## EXERCISE REQUIREMENTS
Look through the listing and locate every line containing the word "this"; copy those lines.

── PROVIDED RECORDS

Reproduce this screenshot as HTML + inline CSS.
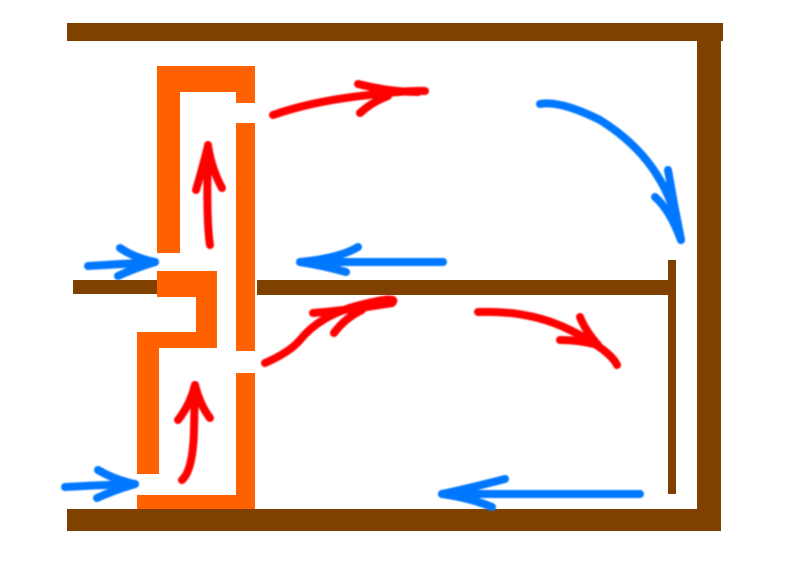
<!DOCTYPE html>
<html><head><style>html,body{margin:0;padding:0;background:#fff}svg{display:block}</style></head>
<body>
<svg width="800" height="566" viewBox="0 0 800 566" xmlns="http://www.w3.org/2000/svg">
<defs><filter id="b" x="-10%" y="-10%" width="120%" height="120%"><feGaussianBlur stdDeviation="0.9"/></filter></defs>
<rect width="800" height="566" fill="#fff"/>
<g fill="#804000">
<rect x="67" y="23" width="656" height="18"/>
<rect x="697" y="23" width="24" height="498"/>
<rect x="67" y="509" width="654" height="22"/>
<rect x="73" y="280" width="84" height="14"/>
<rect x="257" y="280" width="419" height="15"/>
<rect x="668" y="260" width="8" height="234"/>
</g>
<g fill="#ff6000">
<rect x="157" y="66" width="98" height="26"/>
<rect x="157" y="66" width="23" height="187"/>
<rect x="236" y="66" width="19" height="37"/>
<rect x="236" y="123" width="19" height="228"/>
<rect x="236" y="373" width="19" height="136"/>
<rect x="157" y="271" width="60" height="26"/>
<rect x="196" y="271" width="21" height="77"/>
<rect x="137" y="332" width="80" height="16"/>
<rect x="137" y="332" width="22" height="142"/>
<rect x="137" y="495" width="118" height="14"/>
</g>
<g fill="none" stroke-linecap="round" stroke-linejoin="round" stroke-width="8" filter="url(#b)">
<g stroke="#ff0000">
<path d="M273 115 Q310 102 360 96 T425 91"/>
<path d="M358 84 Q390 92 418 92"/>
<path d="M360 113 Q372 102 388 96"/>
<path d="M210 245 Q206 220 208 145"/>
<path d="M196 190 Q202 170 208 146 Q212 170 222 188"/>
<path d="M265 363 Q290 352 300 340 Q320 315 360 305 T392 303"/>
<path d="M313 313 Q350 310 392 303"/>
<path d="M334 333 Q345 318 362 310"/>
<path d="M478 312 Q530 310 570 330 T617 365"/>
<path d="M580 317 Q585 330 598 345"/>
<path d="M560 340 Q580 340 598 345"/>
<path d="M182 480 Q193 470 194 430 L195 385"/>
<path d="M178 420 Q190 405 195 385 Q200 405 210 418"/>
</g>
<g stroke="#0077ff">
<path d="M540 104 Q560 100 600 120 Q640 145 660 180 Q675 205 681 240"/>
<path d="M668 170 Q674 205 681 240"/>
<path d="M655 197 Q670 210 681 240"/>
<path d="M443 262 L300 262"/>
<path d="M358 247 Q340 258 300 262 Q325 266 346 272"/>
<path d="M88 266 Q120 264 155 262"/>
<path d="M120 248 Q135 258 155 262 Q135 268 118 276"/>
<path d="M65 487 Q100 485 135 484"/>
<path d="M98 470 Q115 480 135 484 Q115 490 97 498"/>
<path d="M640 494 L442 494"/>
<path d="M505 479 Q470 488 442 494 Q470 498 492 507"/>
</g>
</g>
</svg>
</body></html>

────
── PROVIDED RECORDS

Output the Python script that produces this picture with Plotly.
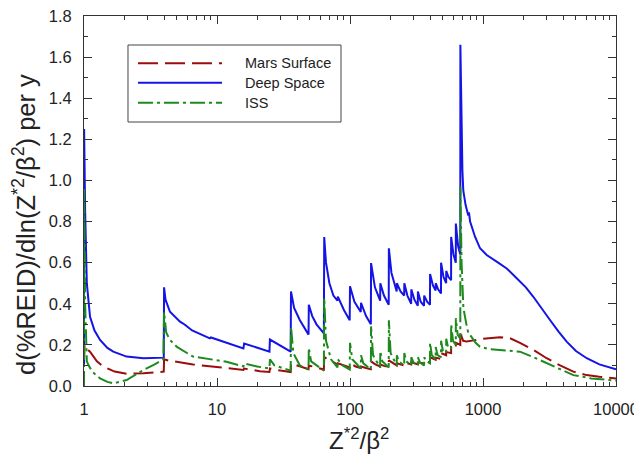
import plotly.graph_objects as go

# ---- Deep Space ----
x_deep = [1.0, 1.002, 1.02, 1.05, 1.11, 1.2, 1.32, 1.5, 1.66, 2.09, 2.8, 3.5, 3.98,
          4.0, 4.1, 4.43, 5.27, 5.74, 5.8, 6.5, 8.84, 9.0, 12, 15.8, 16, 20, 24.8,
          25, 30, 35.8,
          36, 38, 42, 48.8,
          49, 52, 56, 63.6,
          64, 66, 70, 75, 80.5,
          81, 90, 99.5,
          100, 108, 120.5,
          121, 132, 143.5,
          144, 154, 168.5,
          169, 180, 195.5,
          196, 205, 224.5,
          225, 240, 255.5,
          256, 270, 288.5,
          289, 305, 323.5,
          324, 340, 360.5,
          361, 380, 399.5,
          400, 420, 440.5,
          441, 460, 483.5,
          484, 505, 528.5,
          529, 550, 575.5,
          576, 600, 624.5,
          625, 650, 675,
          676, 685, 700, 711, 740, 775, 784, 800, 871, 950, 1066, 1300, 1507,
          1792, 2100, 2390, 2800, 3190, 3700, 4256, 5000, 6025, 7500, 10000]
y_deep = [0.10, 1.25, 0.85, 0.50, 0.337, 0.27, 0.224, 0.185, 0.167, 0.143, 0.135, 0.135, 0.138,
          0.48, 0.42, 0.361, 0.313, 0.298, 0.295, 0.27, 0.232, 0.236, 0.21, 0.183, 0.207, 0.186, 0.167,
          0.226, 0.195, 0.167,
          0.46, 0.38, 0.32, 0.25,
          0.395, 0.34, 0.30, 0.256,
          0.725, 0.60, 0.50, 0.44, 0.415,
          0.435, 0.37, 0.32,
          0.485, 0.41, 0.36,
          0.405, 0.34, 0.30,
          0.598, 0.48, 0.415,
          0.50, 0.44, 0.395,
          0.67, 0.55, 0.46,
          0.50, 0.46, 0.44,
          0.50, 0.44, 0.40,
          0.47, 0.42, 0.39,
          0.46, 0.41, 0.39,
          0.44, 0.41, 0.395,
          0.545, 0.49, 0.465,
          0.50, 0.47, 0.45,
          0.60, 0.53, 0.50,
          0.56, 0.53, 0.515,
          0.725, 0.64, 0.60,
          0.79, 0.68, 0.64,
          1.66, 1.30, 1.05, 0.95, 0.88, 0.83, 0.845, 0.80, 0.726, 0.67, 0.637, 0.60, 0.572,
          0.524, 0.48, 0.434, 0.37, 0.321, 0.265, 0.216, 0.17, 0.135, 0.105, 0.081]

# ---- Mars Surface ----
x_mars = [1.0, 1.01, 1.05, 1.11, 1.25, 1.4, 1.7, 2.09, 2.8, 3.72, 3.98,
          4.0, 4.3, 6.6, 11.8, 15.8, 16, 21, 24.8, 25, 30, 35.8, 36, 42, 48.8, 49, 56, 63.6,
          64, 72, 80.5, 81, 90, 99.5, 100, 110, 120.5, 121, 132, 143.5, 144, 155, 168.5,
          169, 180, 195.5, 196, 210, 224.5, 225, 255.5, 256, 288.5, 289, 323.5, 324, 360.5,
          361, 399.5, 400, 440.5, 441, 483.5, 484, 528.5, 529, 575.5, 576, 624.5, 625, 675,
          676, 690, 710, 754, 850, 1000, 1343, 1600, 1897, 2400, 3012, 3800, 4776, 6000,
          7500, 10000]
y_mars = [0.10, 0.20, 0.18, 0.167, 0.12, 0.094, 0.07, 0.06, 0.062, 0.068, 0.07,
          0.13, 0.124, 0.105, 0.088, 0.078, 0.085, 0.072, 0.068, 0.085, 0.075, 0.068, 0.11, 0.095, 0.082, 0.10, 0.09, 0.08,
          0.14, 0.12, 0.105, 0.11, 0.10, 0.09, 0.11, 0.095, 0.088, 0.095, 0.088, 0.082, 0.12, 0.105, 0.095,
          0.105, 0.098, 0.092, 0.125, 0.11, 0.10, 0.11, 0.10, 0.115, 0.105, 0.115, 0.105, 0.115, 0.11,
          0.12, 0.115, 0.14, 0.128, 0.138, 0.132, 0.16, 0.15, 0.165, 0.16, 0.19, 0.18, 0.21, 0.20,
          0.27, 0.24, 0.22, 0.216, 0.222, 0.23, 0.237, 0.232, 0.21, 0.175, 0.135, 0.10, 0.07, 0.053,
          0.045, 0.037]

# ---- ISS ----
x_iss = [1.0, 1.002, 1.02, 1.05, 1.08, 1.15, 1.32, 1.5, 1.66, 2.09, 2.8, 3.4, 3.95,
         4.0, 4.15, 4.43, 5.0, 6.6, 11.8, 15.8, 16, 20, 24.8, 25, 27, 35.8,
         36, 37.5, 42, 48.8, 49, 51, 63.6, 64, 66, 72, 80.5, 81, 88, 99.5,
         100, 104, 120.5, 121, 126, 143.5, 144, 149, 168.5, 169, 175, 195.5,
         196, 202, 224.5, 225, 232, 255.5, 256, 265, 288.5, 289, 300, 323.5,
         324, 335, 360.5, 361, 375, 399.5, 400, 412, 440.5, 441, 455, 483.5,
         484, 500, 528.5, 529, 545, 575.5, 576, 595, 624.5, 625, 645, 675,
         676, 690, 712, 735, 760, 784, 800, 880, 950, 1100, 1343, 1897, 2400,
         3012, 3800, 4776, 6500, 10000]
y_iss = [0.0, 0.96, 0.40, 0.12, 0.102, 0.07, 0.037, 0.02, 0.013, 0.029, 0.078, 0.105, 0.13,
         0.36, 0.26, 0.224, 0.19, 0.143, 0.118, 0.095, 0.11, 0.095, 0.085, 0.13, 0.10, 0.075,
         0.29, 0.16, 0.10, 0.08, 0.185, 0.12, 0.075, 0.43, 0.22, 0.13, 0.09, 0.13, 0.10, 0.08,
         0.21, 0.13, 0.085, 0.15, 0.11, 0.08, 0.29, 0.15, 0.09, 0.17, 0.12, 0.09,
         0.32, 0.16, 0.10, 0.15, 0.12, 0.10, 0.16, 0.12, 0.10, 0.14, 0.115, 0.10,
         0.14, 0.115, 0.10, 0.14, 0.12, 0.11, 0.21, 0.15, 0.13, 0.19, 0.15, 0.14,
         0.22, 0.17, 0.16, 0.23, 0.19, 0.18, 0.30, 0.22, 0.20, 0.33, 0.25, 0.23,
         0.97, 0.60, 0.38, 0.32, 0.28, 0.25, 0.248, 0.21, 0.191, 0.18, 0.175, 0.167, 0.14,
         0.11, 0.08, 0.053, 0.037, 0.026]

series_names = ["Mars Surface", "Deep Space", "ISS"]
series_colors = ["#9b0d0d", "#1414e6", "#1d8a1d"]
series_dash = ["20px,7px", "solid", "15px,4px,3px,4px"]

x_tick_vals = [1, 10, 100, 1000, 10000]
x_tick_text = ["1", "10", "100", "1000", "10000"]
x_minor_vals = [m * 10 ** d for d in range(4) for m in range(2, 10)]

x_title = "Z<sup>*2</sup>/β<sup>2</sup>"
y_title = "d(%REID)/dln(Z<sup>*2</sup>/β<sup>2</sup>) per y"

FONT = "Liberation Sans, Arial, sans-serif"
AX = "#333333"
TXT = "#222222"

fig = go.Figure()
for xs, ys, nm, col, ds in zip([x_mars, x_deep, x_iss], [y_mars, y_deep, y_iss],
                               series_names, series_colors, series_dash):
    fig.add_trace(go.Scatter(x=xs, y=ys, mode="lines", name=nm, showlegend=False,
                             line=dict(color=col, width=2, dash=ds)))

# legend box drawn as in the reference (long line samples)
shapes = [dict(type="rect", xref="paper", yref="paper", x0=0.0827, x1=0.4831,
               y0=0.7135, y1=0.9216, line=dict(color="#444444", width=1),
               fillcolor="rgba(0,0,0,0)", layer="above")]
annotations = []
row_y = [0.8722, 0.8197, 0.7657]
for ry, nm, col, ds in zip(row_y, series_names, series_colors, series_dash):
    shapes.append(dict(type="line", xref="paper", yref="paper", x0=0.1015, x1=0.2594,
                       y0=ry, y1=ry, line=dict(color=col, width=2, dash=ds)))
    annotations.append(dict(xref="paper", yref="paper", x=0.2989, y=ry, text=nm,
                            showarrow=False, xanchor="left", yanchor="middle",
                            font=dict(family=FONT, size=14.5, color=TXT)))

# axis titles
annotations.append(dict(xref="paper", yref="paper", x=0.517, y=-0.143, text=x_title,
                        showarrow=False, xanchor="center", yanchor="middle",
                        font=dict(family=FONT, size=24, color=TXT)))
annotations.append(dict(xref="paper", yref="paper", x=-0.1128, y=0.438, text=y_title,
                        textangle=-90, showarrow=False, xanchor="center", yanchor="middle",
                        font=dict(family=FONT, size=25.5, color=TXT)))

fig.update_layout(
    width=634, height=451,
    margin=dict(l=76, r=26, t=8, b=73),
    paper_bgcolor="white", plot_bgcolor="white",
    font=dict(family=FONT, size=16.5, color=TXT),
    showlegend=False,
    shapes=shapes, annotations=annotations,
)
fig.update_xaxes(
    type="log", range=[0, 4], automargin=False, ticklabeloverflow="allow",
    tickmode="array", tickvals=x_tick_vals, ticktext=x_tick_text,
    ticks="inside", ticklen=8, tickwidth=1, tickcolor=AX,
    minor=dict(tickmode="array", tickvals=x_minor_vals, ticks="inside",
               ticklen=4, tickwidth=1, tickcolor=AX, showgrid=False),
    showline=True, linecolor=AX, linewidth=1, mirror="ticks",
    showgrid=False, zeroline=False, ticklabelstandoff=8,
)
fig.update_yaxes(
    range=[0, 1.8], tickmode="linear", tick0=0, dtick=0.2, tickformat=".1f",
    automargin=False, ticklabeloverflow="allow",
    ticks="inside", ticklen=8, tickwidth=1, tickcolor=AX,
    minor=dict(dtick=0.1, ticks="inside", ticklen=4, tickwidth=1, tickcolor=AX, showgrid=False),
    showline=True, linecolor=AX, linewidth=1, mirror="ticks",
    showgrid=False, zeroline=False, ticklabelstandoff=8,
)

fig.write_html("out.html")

────

## COMPLETED EXERCISE
Reproduce this screenshot as HTML + inline CSS.
Output the Python script that produces this picture with Plotly.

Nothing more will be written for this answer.